The problem was given to Gordon to solve. He recommended that fuse manufacturing be done in Canada. The IMB set up its own factory in Verdun (Montreal) to make the delicate time fuses. Skilled workmen and supervisors were quickly brought over from Britain to train Canadian workers. British Munitions Limited, the IMB’s first “national factory,” was open for business by the spring of 1916. The last order from Britain, for 3,000,000 fuses, came in 1917 and the last fuses were shipped in May 1918. British Munitions was then converted by the IMB into a shell-manufacturing facility.[7]

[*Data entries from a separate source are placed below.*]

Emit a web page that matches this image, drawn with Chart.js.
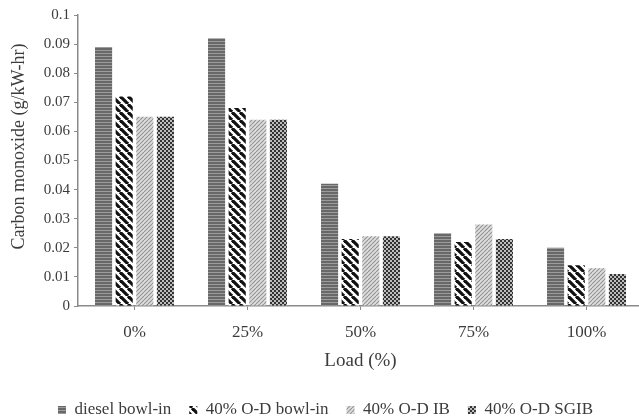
<!DOCTYPE html>
<html>
<head>
<meta charset="utf-8">
<script src="https://cdn.jsdelivr.net/npm/chart.js@4/dist/chart.umd.min.js"></script>
<style>
  html, body { margin: 0; padding: 0; background: #fff; overflow: hidden; }
  #wrap { width: 646px; height: 419px; }
</style>
</head>
<body>
<div id="wrap"><canvas id="chart" width="646" height="419"></canvas></div>
<script>
// Engine load vs. carbon monoxide emission for four piston bowl configurations
const loads = ['0%', '25%', '50%', '75%', '100%'];
const seriesNames = ['diesel bowl-in', '40% O-D bowl-in', '40% O-D IB', '40% O-D SGIB'];
const dieselBowlIn = [0.089, 0.092, 0.042, 0.025, 0.020];
const odBowlIn = [0.072, 0.068, 0.023, 0.022, 0.014];
const odIB = [0.065, 0.064, 0.024, 0.028, 0.013];
const odSGIB = [0.065, 0.064, 0.024, 0.023, 0.011];
const yTicks = [0, 0.01, 0.02, 0.03, 0.04, 0.05, 0.06, 0.07, 0.08, 0.09, 0.1];
const yTitle = 'Carbon monoxide (g/kW-hr)';

// Small tiled fills for the monochrome bar hatching
function tile(w, h, draw) {
  const c = document.createElement('canvas');
  c.width = w; c.height = h;
  const g = c.getContext('2d');
  draw(g, w, h);
  return g.createPattern(c, 'repeat');
}
const horizStripes = tile(1, 3, (g) => {
  g.fillStyle = '#9c9c9c'; g.fillRect(0, 0, 1, 3);
  g.fillStyle = '#686868'; g.fillRect(0, 0, 1, 2);
});
const wideBackslash = tile(8, 8, (g) => {
  g.fillStyle = '#ffffff'; g.fillRect(0, 0, 8, 8);
  g.strokeStyle = '#111111'; g.lineWidth = 3.2;
  for (const o of [-8, 0, 8]) {
    g.beginPath(); g.moveTo(o, 0); g.lineTo(o + 8, 8); g.stroke();
  }
});
const fineSlash = tile(4, 4, (g) => {
  g.fillStyle = '#dedede'; g.fillRect(0, 0, 4, 4);
  g.strokeStyle = '#939393'; g.lineWidth = 1.1;
  for (const o of [-4, 0, 4]) {
    g.beginPath(); g.moveTo(o, 4); g.lineTo(o + 4, 0); g.stroke();
  }
});
const checker = tile(4, 4, (g) => {
  g.fillStyle = '#bdbdbd'; g.fillRect(0, 0, 4, 4);
  g.fillStyle = '#333333'; g.fillRect(0, 0, 2, 2); g.fillRect(2, 2, 2, 2);
});

const fills = [horizStripes, wideBackslash, fineSlash, checker];
const values = [dieselBowlIn, odBowlIn, odIB, odSGIB];

const serif = 'Liberation Serif, Times New Roman, serif';
const axisColor = '#8a8a8a';
const textColor = '#3c3c3c';

// Rotated y-axis caption, sitting a little above the plot's middle
const yCaption = {
  id: 'yCaption',
  afterDraw(chart) {
    const { ctx, chartArea } = chart;
    ctx.save();
    ctx.translate(19, chartArea.top + (chartArea.bottom - chartArea.top) * 0.452);
    ctx.rotate(-Math.PI / 2);
    ctx.font = '18px ' + serif;
    ctx.fillStyle = textColor;
    ctx.textAlign = 'center';
    ctx.textBaseline = 'middle';
    ctx.fillText(yTitle, 0, 0);
    ctx.restore();
  }
};

new Chart(document.getElementById('chart'), {
  type: 'bar',
  data: {
    labels: loads,
    datasets: seriesNames.map((name, i) => ({
      label: name,
      data: values[i],
      backgroundColor: fills[i],
      borderWidth: 0,
      categoryPercentage: 0.73,
      barPercentage: 0.83
    }))
  },
  plugins: [yCaption],
  options: {
    responsive: false,
    animation: false,
    layout: { padding: { top: 15, right: 3, left: 8, bottom: -9.5 } },
    plugins: {
      tooltip: { enabled: false },
      legend: {
        position: 'bottom',
        labels: {
          font: { family: serif, size: 17 },
          color: textColor,
          boxWidth: 8,
          boxHeight: 8,
          padding: 18
        }
      }
    },
    scales: {
      x: {
        afterFit: (s) => { s.height = 77.5; },
        grid: { display: true, drawOnChartArea: false, offset: false, tickLength: 4, color: axisColor },
        border: { color: axisColor, width: 1.5 },
        ticks: { font: { family: serif, size: 17 }, color: textColor, padding: 12 },
        title: { display: true, text: 'Load (%)', font: { family: serif, size: 19 }, color: textColor, padding: { top: 4, bottom: 11 } }
      },
      y: {
        min: 0,
        max: 0.1,
        afterBuildTicks: (s) => { s.ticks = yTicks.map(v => ({ value: v })); },
        afterFit: (s) => { s.width = 70; },
        grid: { display: true, drawOnChartArea: false, tickLength: 4, color: axisColor },
        border: { color: axisColor, width: 1.5 },
        ticks: {
          font: { family: serif, size: 15 }, color: textColor, padding: 4,
          callback: (v) => String(Number(v.toFixed(2)))
        },
        title: { display: false }
      }
    }
  }
});
</script>
</body>
</html>
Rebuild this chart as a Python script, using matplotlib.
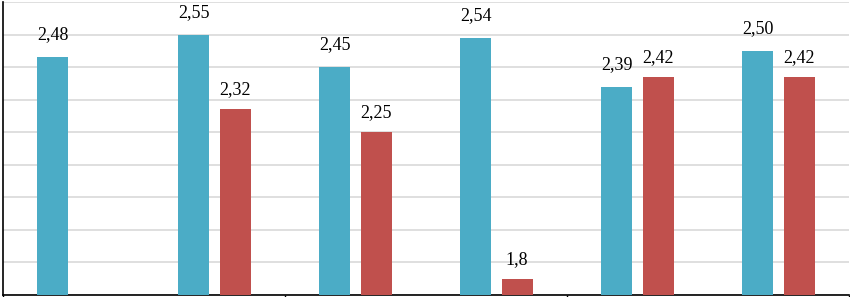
import numpy as np
import matplotlib.pyplot as plt

# Data (first group has no second-series bar)
groups = ['1', '2', '3', '4', '5', '6']
series_a = [2.48, 2.55, 2.45, 2.54, 2.39, 2.50]
series_b = [np.nan, 2.32, 2.25, 1.8, 2.42, 2.42]
labels_a = ['2,48', '2,55', '2,45', '2,54', '2,39', '2,50']
labels_b = ['', '2,32', '2,25', '1,8', '2,42', '2,42']

BLUE = '#4BACC6'
RED = '#C0504D'

fig = plt.figure(figsize=(8.5, 2.97), dpi=100)
ax = fig.add_axes([3 / 850, 2 / 297, 846 / 850, 293 / 297])

x = np.arange(len(groups))
width = 0.22
offset = 0.146

ax.bar(x - offset, series_a, width, color=BLUE, bottom=0, zorder=3)
ax.bar(x + offset, series_b, width, color=RED, zorder=3)

# Value labels above the bars
for xi, v, lab in zip(x, series_a, labels_a):
    ax.annotate(lab, (xi - offset, v), xytext=(0, 10), textcoords='offset points',
                ha='center', va='bottom', fontsize=13, family='Liberation Serif')
for xi, v, lab in zip(x, series_b, labels_b):
    if np.isnan(v):
        continue
    ax.annotate(lab, (xi + offset, v), xytext=(0, 8), textcoords='offset points',
                ha='center', va='bottom', fontsize=13, family='Liberation Serif')

ax.set_ylim(1.75, 2.65)
ax.set_xlim(-0.5, len(groups) - 0.5)
ax.set_yticks(np.arange(1.75, 2.66, 0.1))
ax.yaxis.grid(True, color='#D9D9D9', linewidth=1.2, zorder=0)
ax.set_axisbelow(True)
ax.tick_params(axis='y', left=False, labelleft=False)

# Category boundary tick marks on the x axis
ax.set_xticks([-0.5, 1.5, 3.5, 5.5])
ax.tick_params(axis='x', direction='out', length=6, width=1, labelbottom=False)

for side in ['top', 'right']:
    ax.spines[side].set_visible(False)
ax.spines['left'].set_linewidth(1.2)
ax.spines['bottom'].set_linewidth(1.2)

fig.savefig('out.png', dpi=100)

Another source I read said that Dominion Textile Company purchased the site for its textile operations when the war ended in 1919. Two decades later, Defence Industries Limited revived the site for a shell factory during World War II, between 1940 and 1945. David Fennario’s book “Motherhouse” offers a good look at the women’s lives during this second wartime era.

 

[1] Attestation Paper, Library and Archives Canada, RG 150, #347740, Patrick Murray, a derivative copy of the original signed by Patrick.

[2] Address card, ibid.

[3] Attestation Paper and address card, Library and Archives Canada, RG 150, #1054006, Arthur Luker.

[4] Attestation Paper and address card, Library and Archives Canada, RG 150, #920146, George Winsper.

[5] Library and Archives Canada, RG 150, #26024, William Wright.

[6] “Usine à munitions pour retraités slaves” by Raphaël Dallaire Ferland,  ttps://www.ledevoir.com/societe/354100/usine-a-munitions-pour-retraites-slaves, accessed September 22, 2018.